Elijah asks the woman to get him a drink (remember Jesus had asked the
Samaritan woman to get him a drink in John 4). Can you imagine what he must have
looked like after being out in the wilderness for all that time? He’s not just
a stranger, he’s probably filthy and unshaven. And the widow still does not
turn him away. She takes an enormous leap of faith—and is a model of being
willing to trust.
The
expectations of hospitality at that time require that she do as he asks, but
when he asks for a bit of bread, she has to confess that she has too little to
share, and has resigned herself to the death of herself and her child.
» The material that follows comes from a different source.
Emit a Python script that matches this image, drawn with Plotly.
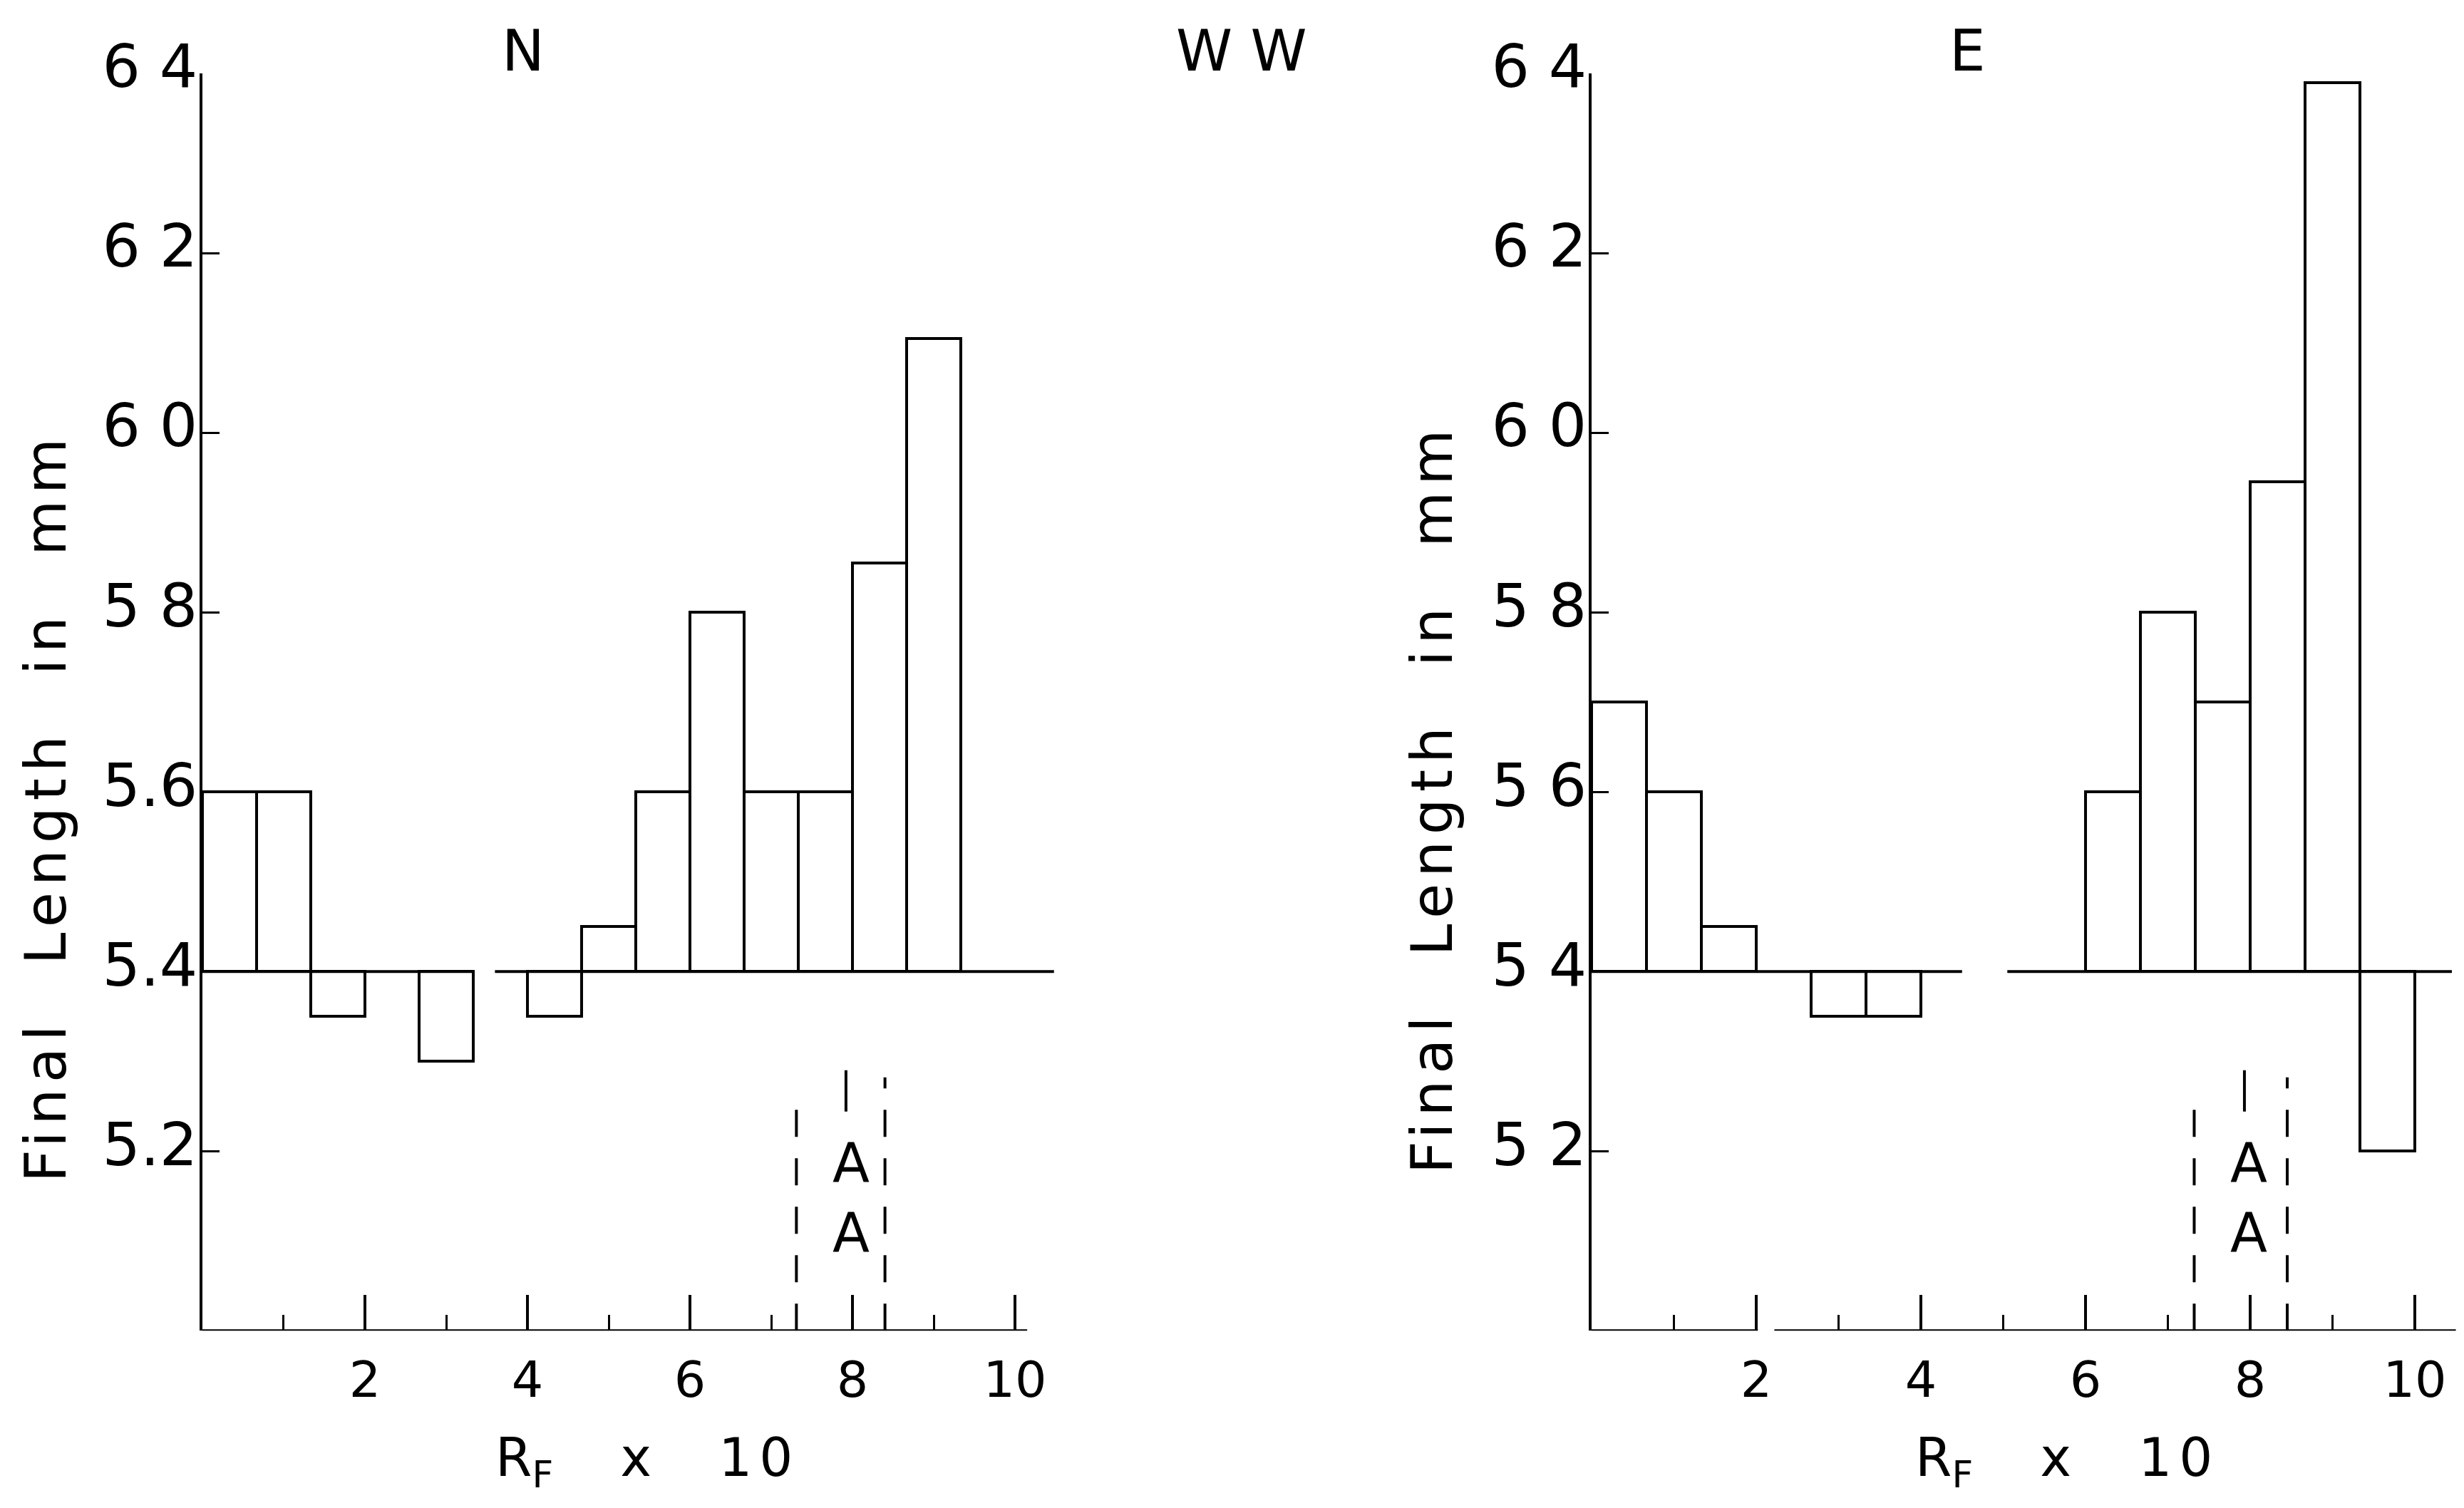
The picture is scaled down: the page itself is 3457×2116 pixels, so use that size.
import plotly.graph_objects as go

# ---- data ----
rf_centers = [0.33, 1.0, 1.67, 2.33, 3.0, 3.67, 4.33, 5.0, 5.67, 6.33, 7.0, 7.67, 8.33, 9.0, 9.67]
bin_width = 0.667
baseline = 5.4
length_N = [5.6, 5.6, 5.35, 5.4, 5.3, 5.4, 5.35, 5.45, 5.6, 5.8, 5.6, 5.6, 5.855, 6.105, 5.4]
length_E = [5.7, 5.6, 5.45, 5.4, 5.35, 5.35, 5.4, 5.4, 5.4, 5.6, 5.8, 5.7, 5.945, 6.39, 5.2]

y_tickvals = [5.2, 5.4, 5.6, 5.8, 6.0, 6.2, 6.4]
y_ticktext_N = ["5.2", "5.4", "5.6", "5 8", "6 0", "6 2", "6 4"]
y_ticktext_E = ["5 2", "5 4", "5 6", "5 8", "6 0", "6 2", "6 4"]
x_tickvals = [2, 4, 6, 8, 10]
x_ticktext = ["2", "4", "6", "8", "10"]

# baseline segments (x start, x end) drawn at 5.4
base_seg_N = [(0, 3.35), (3.6, 10.48)]
base_seg_E = [(0, 4.5), (5.05, 10.45)]
# bottom axis segments
axis_seg_N = [(0, 10.15)]
axis_seg_E = [(0, 2.02), (2.22, 10.5)]
# "A" marker region
dash_x_N = [7.31, 8.40]
dash_x_E = [7.32, 8.45]
dash_top = [5.265, 5.282]
mark_x_N = 7.92
mark_x_E = 7.93
mark_y = (5.244, 5.29)
A_x = 7.98
A_y = [5.187, 5.109]

FONT = "DejaVu Sans"
LW = 4
NB = "\u00a0"

fig = go.Figure()

def add_bars(vals, xa, ya):
    nz = [(c, v) for c, v in zip(rf_centers, vals) if abs(v - baseline) > 1e-9]
    fig.add_trace(go.Bar(
        x=[c for c, _ in nz], y=[v - baseline for _, v in nz], base=baseline,
        width=bin_width, marker=dict(color="white", line=dict(color="black", width=LW)),
        xaxis=xa, yaxis=ya, showlegend=False))

add_bars(length_N, "x", "y")
add_bars(length_E, "x2", "y2")

shapes = []
annotations = []

def panel_decor(xr, yr, base_seg, axis_seg, dash_x, mark_x):
    for a, b in base_seg:
        shapes.append(dict(type="line", xref=xr, yref=yr, x0=a, x1=b, y0=baseline, y1=baseline,
                           line=dict(color="black", width=LW)))
    for a, b in axis_seg:
        shapes.append(dict(type="line", xref=xr, yref=yr, x0=a, x1=b, y0=5.0, y1=5.0,
                           line=dict(color="black", width=LW)))
    for dx, top in zip(dash_x, dash_top):
        shapes.append(dict(type="line", xref=xr, yref=yr, x0=dx, x1=dx, y0=5.0, y1=top,
                           line=dict(color="black", width=4, dash="38px,30px")))
    shapes.append(dict(type="line", xref=xr, yref=yr, x0=mark_x, x1=mark_x, y0=mark_y[0], y1=mark_y[1],
                       line=dict(color="black", width=4)))
    for ay in A_y:
        annotations.append(dict(x=A_x, y=ay, xref=xr, yref=yr, text="A", showarrow=False,
                                font=dict(family=FONT, size=76, color="black")))

panel_decor("x", "y", base_seg_N, axis_seg_N, dash_x_N, mark_x_N)
panel_decor("x2", "y2", base_seg_E, axis_seg_E, dash_x_E, mark_x_E)

def txt(x, y, s, size, angle=0, family=FONT):
    annotations.append(dict(x=x, y=y, xref="paper", yref="paper", text=s, showarrow=False,
                            textangle=angle, font=dict(family=family, size=size, color="black"),
                            xanchor="center", yanchor="middle"))

def spaced(word, ls):
    return '<span style="letter-spacing:%dpx">%s</span>' % (ls, word)

gap = NB * 3
ytitle = gap.join(spaced(w, 9) for w in ["Final", "Length", "in", "mm"])
xtitle = "R<sub>F</sub>" + NB * 4 + "x" + NB * 4 + spaced("10", 10)

txt(0.2123, 0.9664, "N", 80)
txt(0.5039, 0.9664, "W W", 80)
txt(0.7984, 0.9664, "E", 80)
txt(0.2627, 0.031, xtitle, 74)
txt(0.8390, 0.031, xtitle, 74)
txt(0.0185, 0.4650, ytitle, 80, -90)
txt(0.5814, 0.4707, ytitle, 80, -90)

ydom = [0.1176, 0.9513]
xax = dict(range=[0, 10.5], showgrid=False, zeroline=False, showline=False, automargin=False,
           tickmode="array", tickvals=x_tickvals, ticktext=x_ticktext,
           ticks="inside", ticklen=50, tickwidth=LW, tickcolor="black",
           minor=dict(tickvals=[1, 3, 5, 7, 9], ticks="inside", ticklen=22, tickwidth=3, tickcolor="black"),
           tickfont=dict(family=FONT, size=70, color="black"), ticklabelstandoff=22)
yax = dict(range=[5.0, 6.4], showgrid=False, zeroline=False, showline=True, linecolor="black",
           linewidth=LW, tickmode="array", tickvals=y_tickvals, automargin=False,
           ticks="inside", ticklen=24, tickwidth=3, tickcolor="black",
           tickfont=dict(family=FONT, size=84, color="black"), ticklabelstandoff=-14,
           ticklabelshift=-10)

fig.update_layout(
    width=3457, height=2116, margin=dict(l=0, r=0, t=0, b=0, autoexpand=False),
    paper_bgcolor="white", plot_bgcolor="white", barmode="overlay", bargap=0,
    xaxis=dict(xax, domain=[0.08215, 0.42841], anchor="y"),
    yaxis=dict(yax, domain=ydom, anchor="x", ticktext=y_ticktext_N),
    xaxis2=dict(xax, domain=[0.64594, 0.99675], anchor="y2"),
    yaxis2=dict(yax, domain=ydom, anchor="x2", ticktext=y_ticktext_E),
    shapes=shapes, annotations=annotations,
)

fig.write_html("out.html")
When
Elijah still asks that she feed him (based on Elijah’s faith on a God that is
not her own) she DOES it. That’s pretty amazing. A miracle is then given to
her: she and her son are saved from starvation. Her meal and her oil do not run
out—it feeds Elijah, the widow, and her “household”—which seems to be a pretty
grand word to express a woman who is depicted as being by herself with just her
child.
But
just when it seems that there is nothing but a happy ending here, the
additional part of this pericope plunges us back into a tragic situation. The
widow’s little boy dies—her only prop for her old age in a patriarchal society
in which women were dependent upon fathers, husbands, and/or sons to support
them. She reflects an understanding of causation common in the Bible—her son’s deep
illness and possibly death (is he dead? It says there is no breath left in his
body…) is caused by God, at the very least by indifference to her plight after
she has just evinced great, blind trust by taking in this strange man and
feeding him at a time of severe deprivation. Her blame challenges Elijah to do
something. He takes the boy from the mother, carries him up to a room, and
prays to God to intervene. His charge in verse 20 agrees with the woman’s take
on the situation: has God brought this calamity as a response to one who has
given everything she has? He doesn’t argue against the woman’s charge, but lays
it against God himself. He then stretches out over the boy and intercedes with
God three times, and God restores the boy to life. I have always wondered what
tone of voice Elijah used when he said “See, your son is alive.” Nonetheless,
this is the first time in the Bible that someone is brought back to life. This
miracle then proves the existence of God and the power of God to the woman, and
that Elijah is truly a prophet, although this is not something she had ever
doubted—even in her anger she had called Elijah “man of God.” This ties in
beautifully with our gospel reading for today.
Notice also that twice in this pericope, the death of the widow's son was countenanced. The widow was resigned to her
child dying when she thought that they both would die, but when only her
child is dying, she reacts not with resignation but with anger and
grief. I often tell my students that my generation is the first that did not regularly experience the death of a sibling in childhood. Both of my parents experienced at least one sibling dying. But the death of a child was actually very common throughout the vast majority of human history. This did not make such events any less tragic than they are today-- just less common.